Seit 1895 spielte er am Schillertheater, später am Deutschen Theater in Berlin. Bei seinem Umzug begeisterte sich Winterstein für seine Wahlheimat mit folgenden Worten:
„Berlin! Das war in jener Zeit viel mehr als heute das heiß ersehnte Paradies, nach dem jeder deutsche Schauspieler mit allen Kräften strebte. […] Hier in der Millionenstadt blühte ein reges Theaterleben auf. Der Theateralmanach von 1895 nennt für Berlin vierundzwanzig Theater. […] Ich hatte mit meiner Familie vorläufig Unterkunft bei Verwandten in der Großbeerenstraße gefunden. […] Ich war glücklich, daß ich gerade in Berlin in dieser Rolle (als Tellheim in Minna von Barnhelm) debütieren sollte.“
Ab 1913 übernahm Winterstein auch Filmrollen, in denen der stämmige Schauspieler bald zur Idealbesetzung von energischen Respektspersonen wie Generälen, Richtern, Gutsherrn und Direktoren wurde. Anders als beim Theater beschränkten sich Wintersteins Auftritte im Film jedoch meist auf wenige Szenen. Er spielte in über 160 Filmen und besprach diverse Sprechplatten, darunter auch noch im hohen Alter die Ringerzählung aus Nathan der Weise für das DDR-Schallplattenlabel Eterna.
In der Zeit des Nationalsozialismus wurde er bei Kriegsende vom Reichsministerium für Volksaufklärung und Propaganda auf die Gottbegnadeten-Liste gesetzt. In der Zeit nach dem Zweiten Weltkrieg gehörte Winterstein zum Ensemble des Deutschen Theaters. Dort spielte er annähernd vierhundert Mal die Rolle des Nathan.
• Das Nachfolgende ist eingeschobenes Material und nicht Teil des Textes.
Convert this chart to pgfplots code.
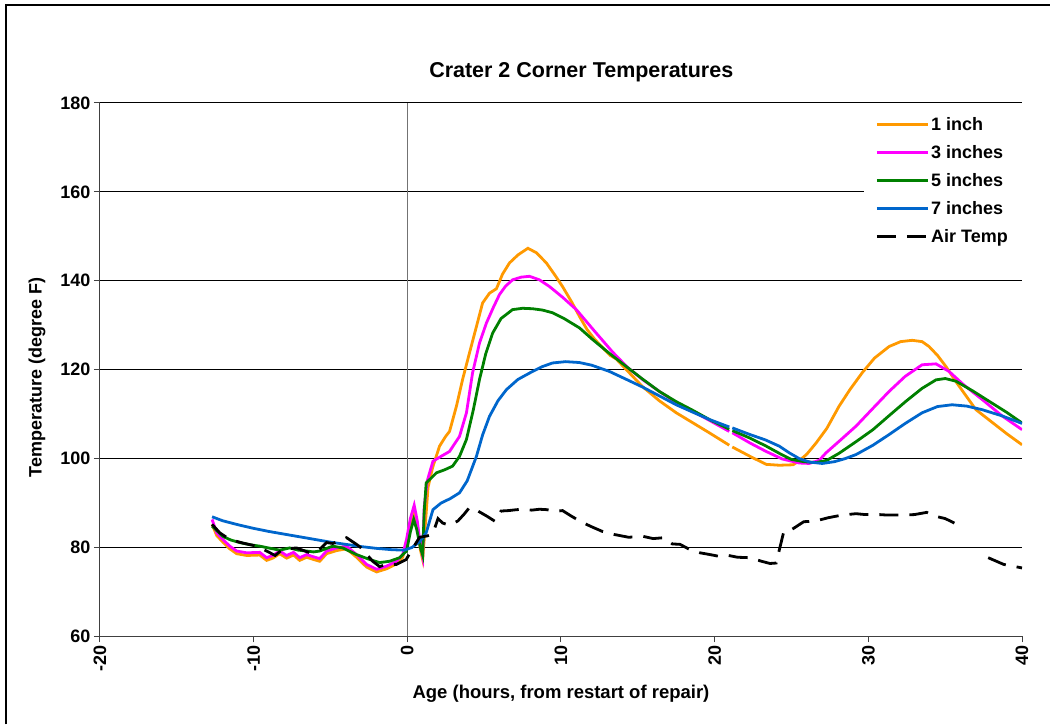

Winterstein hat sich bewusst für ein Leben in der DDR entschieden, ein Umstand, den sich die DDR-Kulturpolitik zunutze machte. Nach seinem Tod widmete das Neue Deutschland ihm eine Sonderseite, auf der auch ein Text Wintersteins mit dem Titel „Wahl des Besseren“ abgedruckt war. Dessen Schlusspassage lautet:
„Ich habe viel Wandlungen erlebt: unter drei Kaisern, dem ersten Weltkrieg, der Pseudodemokratie des zweiten Reiches, der Weimarer Republik, den fürchterlichen zwölf Jahren des Nationalsozialismus und den durch ihn hervorgerufenen völligen Zusammenbruch des Deutschen Reiches, bis ich mich aufatmend aus freiem Entschluß und Willen dem neuen fortschrittlichen Geist anschloß und mich jetzt mit Stolz einen Bürger der Deutschen Demokratischen Republik nenne und dies aus Einsicht, Gründen, Wahl des Besseren.“
Winterstein ist in der Familiengrabstätte auf dem Zentralfriedhof Friedrichsfelde bestattet.
Bedeutung
Winterstein hat insgesamt länger als siebzig Jahre als Schauspieler auf der Bühne gestanden. Sein Wirken ist mit der deutschen Theatergeschichte des 20. Jahrhunderts und insbesondere der Geschichte des Deutschen Theaters in Berlin eng verbunden. Seine größten Verdienste hat er sich als Darsteller von Rollen aus Theaterstücken Lessings erworben.
Winterstein steht für das von Max Reinhardt und Otto Brahm vertretene Konzept einer realistischen Theaterkunst.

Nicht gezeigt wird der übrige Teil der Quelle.